The kids' corner in Squzi, a neighborhood restaurant
In the playground with Sylvie on her birthday
Since the neighborhood was very densely populated, there were usually a lot of pedestrians, except on Sunday morning.  There was also quite a bit of traffic on the roads.  There were plenty of cars and trucks, often double-parked.  Buses and taxis were constantly zooming down the streets.  In fact, the level of activity reminded me of New York City.  Also like New York, Palermo Botanico was lively even late at night.  When I walked back to my apartment at 1:30 a.m. after babysitting Sylvie, there was still plenty of activity in the neighborhood. 

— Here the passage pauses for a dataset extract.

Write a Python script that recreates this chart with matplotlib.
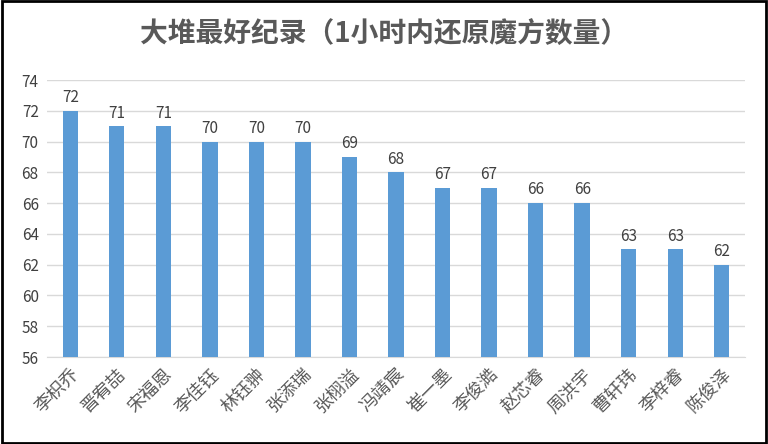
import matplotlib
matplotlib.use('Agg')
import matplotlib.pyplot as plt
from matplotlib.patches import Rectangle

plt.rcParams['font.family'] = ['Noto Sans CJK SC', 'DejaVu Sans']

names = ['李枳乔','晋宥喆','宋福恩','李佳钰','林钰翀','张添瑞','张栩溢','冯靖宸','崔一墨','李俊澔','赵芯睿','周洪宇','曹轩玮','李梓睿','陈俊泽']
values = [72,71,71,70,70,70,69,68,67,67,66,66,63,63,62]
yticks = list(range(56,75,2))

fig = plt.figure(figsize=(7.68,4.44), dpi=100)
ax = fig.add_axes([47/768, 1-357/444, 698/768, 277/444])
x = range(len(names))
ax.bar(x, [v-56 for v in values], bottom=56, width=0.33, color='#5B9BD5', zorder=3)
for i, v in zip(x, values):
    ax.text(i, v+0.3, str(v), ha='center', va='bottom', fontsize=11, color='#404040')
ax.set_ylim(56,74)
ax.set_xlim(-0.5, len(names)-0.5)
ax.set_yticks(yticks)
ax.set_yticklabels([str(t) for t in yticks], fontsize=11, color='#404040')
ax.yaxis.grid(True, color='#D9D9D9', lw=1, zorder=0)
ax.set_xticks(list(x))
ax.set_xticklabels(names, rotation=45, ha='right', rotation_mode='anchor', fontsize=13, color='#595959')
for s in ['top','right','left']:
    ax.spines[s].set_visible(False)
ax.spines['bottom'].set_color('#D9D9D9')
ax.tick_params(length=0, pad=6)
fig.text(0.5, 1-35/444, '大堆最好纪录（1小时内还原魔方数量）', ha='center', va='center', fontsize=20, fontweight='bold', color='#595959')
fig.patches.append(Rectangle((0.002,0.003),0.996,0.994, transform=fig.transFigure, fill=False, ec='black', lw=2))
fig.savefig('out.png', dpi=100)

One warning I was immediately given by Christian and Elisa was that vehicles do not stop for pedestrians, so I always used caution when crossing streets.  I also quickly learned to watch carefully where I stepped since picking up after dogs isn’t common practice – and there are a lot of dogs in Buenos Aires.  Everyday, I’d see professional dog walkers leading a pack of 6, 8, 10 or more dogs down the street. 

In addition, I learned that Buenos Aires is a very security conscious city.  Of course, you needed a key to enter your apartment building; but you also needed a key to get out the building!  I hate to think what would happen in case of an emergency such as a fire.

From the very beginning, I felt that I fit in to my Buenos Aires neighborhood.  On my first afternoon, in fact, when I was walking back from the supermarket with my grocery bags, someone asked me for directions in Spanish.  It wasn’t all that surprising.  The population of Buenos Aires is almost exclusively of European descent.  In our neighborhood, I never saw anyone who seemed to be Native American, African or Asian.  That lack of diversity is one of the ways in which Buenos Aires differs greatly from New York and Washington.

One very attractive feature of Palermo Botanico was the abundance of parks, both tiny and enormous.  And with so many people living in apartment buildings, the parks are very well utilized.  We’d often take Sylvie to one of the parks, where she’d search for animals.  We usually found dogs, pigeons, ants, and ducks.  Strangely, though, we never saw a squirrel in Buenos Aires.  I wonder if they only live in the northern hemisphere.  

A weekend visit to parque 3 de febrero
Parque 3 de febrero is the largest of Palermo’s parks and it attracts big crowds, especially  on the weekends.  The four of us spent several hours in the park one beautiful Sunday.  Sylvie kept busy smelling the roses (not at peak bloom in the winter, of course), running after the dogs, and trying to pet the ducks.  Then we all enjoyed brunch at one of the park’s many restaurants, which are situated in a row under an old railway bridge.  

Please don't eat the roses.
Choosing a restaurant in parque 3 de febrero
This girl knows how to brunch!
The Buenos Aires Zoo was also in our part of Palermo.  The zoo itself was a bit shabby.  Many of the animals have already been sent away as the zoo is being transformed into an eco-park.  But Sylvie is an animal-lover, so we made sure to visit the zoo during my stay. The most interesting animal in the zoo, from my perspective, wasn’t even in a cage.  It was the mara, a very large South American rodent that roams freely through the property.    

No squirrels, but plenty of maras

Just south of Palermo Botanico was an area called Palermo Soho.  When Elisa and Christian go out to eat, they often walk down to one of the interesting ethnic restaurants in this picturesque neighborhood.  I took a stroll down one afternoon to see the colorful low-rise buildings and hip boutiques, and stopped for a bite to eat at La Panera Rosa.  Palermo Soho is relatively quiet during the day, but with its large number of restaurants and bars, it attracts big crowds in the evening and late at night. 
La Panera Rosa in Palermo Soho

Now that I’m back in Virginia, I must admit that I’m a bit homesick for Palermo.  All in all, it proved to be an ideal base for my month in Buenos Aires.